Stealth machine learning startup raises $10M to develop a heart disease detection algorithm

Stealthy machine learning player A4L announced that it has raised CA$10 million ($7.1 million) to develop and test its algorithm for heart disease.

The Toronto-based company says that its proprietary variable extraction algorithm has analyzed and manipulated 2 billion data points in laboratory research, which was supported by the Southern Ontario Smart Computing Innovations Platform and the Ontario Centers of Excellence.

The data consists of "patient physiologic signals and clinical outcomes information to detect and assess specific diseases."

A4L has a U.S. subsidiary in Research Triangle Park, NC, where hardware development occurs.

The company aims to create noninvasive and cost effective diagnostic for several diseases.

To pull the feat off, the company has hired Don Crawford as CEO. He steered Sapheon to its takeover by Covidien, which is now Medtronic ($MDT). The company makes the FDA-approved VenaSeal system, a medical adhesive designed to close the great saphenous vein in patients with varicose veins and chronic venous insufficiency.

The exit resulted in up to $238 million paid to Sapheon investors and shareholders, according a to an A4L release.
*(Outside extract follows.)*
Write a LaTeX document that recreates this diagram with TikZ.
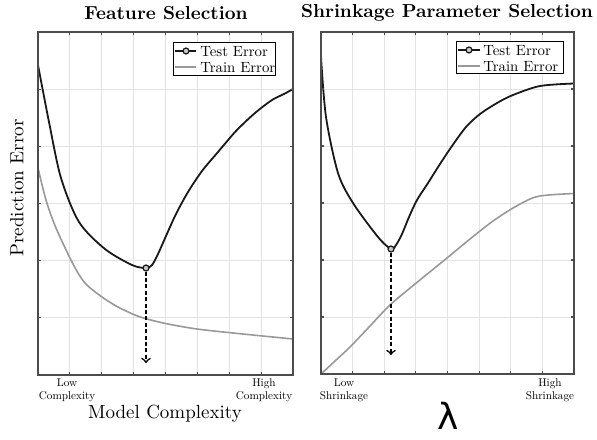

The company's valuation was not disclosed at the time of the deal announcement in August 2014, which was shortly after the announcement of the Medtronic-Covidien merger.

A4L has revealed few details about itself or the apparently oversubscribed financing round, which consisted of funding from private accredited investors.

A4L represents a new breed of diagnostics aspirants, who eschew the traditional molecular model for new-era approaches dominated by Big Data and artificial intelligence-based insights.